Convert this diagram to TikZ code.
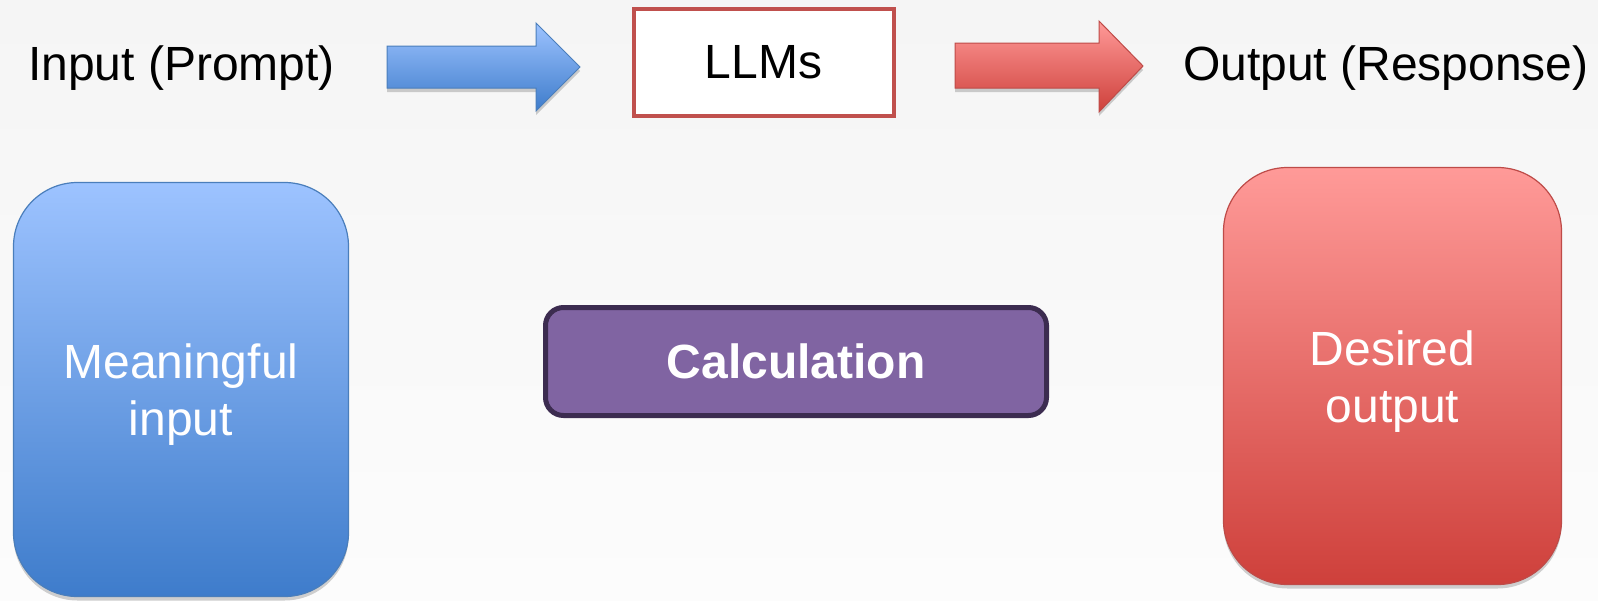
\documentclass[tikz,border=0pt]{standalone}
\usepackage{fontspec}
\setmainfont{Liberation Sans}
\usetikzlibrary{shadows}
\definecolor{bgtop}{RGB}{245,245,245}
\definecolor{bgbot}{RGB}{252,252,252}
\definecolor{bluetop}{RGB}{157,195,255}
\definecolor{bluebot}{RGB}{62,124,203}
\definecolor{blueline}{RGB}{74,126,187}
\definecolor{redtop}{RGB}{255,154,152}
\definecolor{redbot}{RGB}{206,64,59}
\definecolor{redline}{RGB}{190,75,72}
\definecolor{llmline}{RGB}{192,80,77}
\definecolor{purfill}{RGB}{128,100,162}
\definecolor{purline}{RGB}{60,44,80}
\begin{document}
\begin{tikzpicture}[x=1pt,y=-1pt,
  font=\fontsize{48}{57}\selectfont,
  softshadow/.style={drop shadow={shadow xshift=0pt,shadow yshift=-4pt,opacity=.18,fill=black}},
  plain/.style={anchor=base west,inner sep=0pt,text=black},
  llmbox/.style={draw=llmline,line width=4pt,fill=white,minimum width=260pt,minimum height=107pt,inner sep=0pt},
  bigbox/.style={rounded corners=64pt,line width=1.2pt,minimum width=335pt,minimum height=414pt,
    inner sep=0pt,softshadow},
  bigtext/.style={text=white,align=center,inner sep=0pt},
  calcbox/.style={rounded corners=18pt,draw=purline,line width=5pt,fill=purfill,
    minimum width=501pt,minimum height=108pt,text=white,font=\fontsize{48}{57}\selectfont\bfseries,inner sep=0pt},
  bluearrow/.style={draw=blueline,line width=1pt,top color=bluetop,bottom color=bluebot,softshadow},
  redarrow/.style={draw=redline,line width=1pt,top color=redtop,bottom color=redbot,softshadow}]
\useasboundingbox (0,0) rectangle (1598,600);
\shade[top color=bgtop,bottom color=bgbot] (0,0) rectangle (1598,600);

\node[plain] (inp) at (28,80) {Input (Prompt)};
\node[llmbox] (llm) at (763.5,62.5) {LLMs};
\node[plain] (out) at (1183,80) {Output (Response)};

\draw[bluearrow] (387,46) -- (536,46) -- (536,23) -- (580,67) -- (536,111) -- (536,88) -- (387,88) -- cycle;
\draw[redarrow] (955,43) -- (1099,43) -- (1099,21) -- (1143,66) -- (1099,112) -- (1099,88) -- (955,88) -- cycle;

\node[bigbox,draw=blueline,top color=bluetop,bottom color=bluebot] (mean) at (181,389.5) {};
\node[bigtext] (meantxt) at ([yshift=-5pt]mean.center) {Meaningful\\input};
\node[bigbox,draw=redline,top color=redtop,bottom color=redbot,minimum width=338pt,minimum height=417pt] (des) at (1392.5,376) {};
\node[bigtext] (destxt) at ([yshift=-6pt]des.center) {Desired\\output};
\node[calcbox] (calc) at (796,361.5) {Calculation};
\end{tikzpicture}
\end{document}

※ ※ ※

**Request**
Reproduce the data verbatim. Do not carry any picture into the copy.

**The output**
Convert this diagram to TikZ code.
\documentclass[tikz,border=0pt]{standalone}
\usepackage{fontspec}
\setmainfont{Liberation Sans}
\usetikzlibrary{shadows}
\definecolor{bgtop}{RGB}{245,245,245}
\definecolor{bgbot}{RGB}{252,252,252}
\definecolor{bluetop}{RGB}{157,195,255}
\definecolor{bluebot}{RGB}{62,124,203}
\definecolor{blueline}{RGB}{74,126,187}
\definecolor{redtop}{RGB}{255,154,152}
\definecolor{redbot}{RGB}{206,64,59}
\definecolor{redline}{RGB}{190,75,72}
\definecolor{llmline}{RGB}{192,80,77}
\definecolor{purfill}{RGB}{128,100,162}
\definecolor{purline}{RGB}{60,44,80}
\begin{document}
\begin{tikzpicture}[x=1pt,y=-1pt,
  font=\fontsize{48}{57}\selectfont,
  softshadow/.style={drop shadow={shadow xshift=0pt,shadow yshift=-4pt,opacity=.18,fill=black}},
  plain/.style={anchor=base west,inner sep=0pt,text=black},
  llmbox/.style={draw=llmline,line width=4pt,fill=white,minimum width=260pt,minimum height=107pt,inner sep=0pt},
  bigbox/.style={rounded corners=64pt,line width=1.2pt,minimum width=335pt,minimum height=414pt,
    inner sep=0pt,softshadow},
  bigtext/.style={text=white,align=center,inner sep=0pt},
  calcbox/.style={rounded corners=18pt,draw=purline,line width=5pt,fill=purfill,
    minimum width=501pt,minimum height=108pt,text=white,font=\fontsize{48}{57}\selectfont\bfseries,inner sep=0pt},
  bluearrow/.style={draw=blueline,line width=1pt,top color=bluetop,bottom color=bluebot,softshadow},
  redarrow/.style={draw=redline,line width=1pt,top color=redtop,bottom color=redbot,softshadow}]
\useasboundingbox (0,0) rectangle (1598,600);
\shade[top color=bgtop,bottom color=bgbot] (0,0) rectangle (1598,600);

\node[plain] (inp) at (28,80) {Input (Prompt)};
\node[llmbox] (llm) at (763.5,62.5) {LLMs};
\node[plain] (out) at (1183,80) {Output (Response)};

\draw[bluearrow] (387,46) -- (536,46) -- (536,23) -- (580,67) -- (536,111) -- (536,88) -- (387,88) -- cycle;
\draw[redarrow] (955,43) -- (1099,43) -- (1099,21) -- (1143,66) -- (1099,112) -- (1099,88) -- (955,88) -- cycle;

\node[bigbox,draw=blueline,top color=bluetop,bottom color=bluebot] (mean) at (181,389.5) {};
\node[bigtext] (meantxt) at ([yshift=-5pt]mean.center) {Meaningful\\input};
\node[bigbox,draw=redline,top color=redtop,bottom color=redbot,minimum width=338pt,minimum height=417pt] (des) at (1392.5,376) {};
\node[bigtext] (destxt) at ([yshift=-6pt]des.center) {Desired\\output};
\node[calcbox] (calc) at (796,361.5) {Calculation};
\end{tikzpicture}
\end{document}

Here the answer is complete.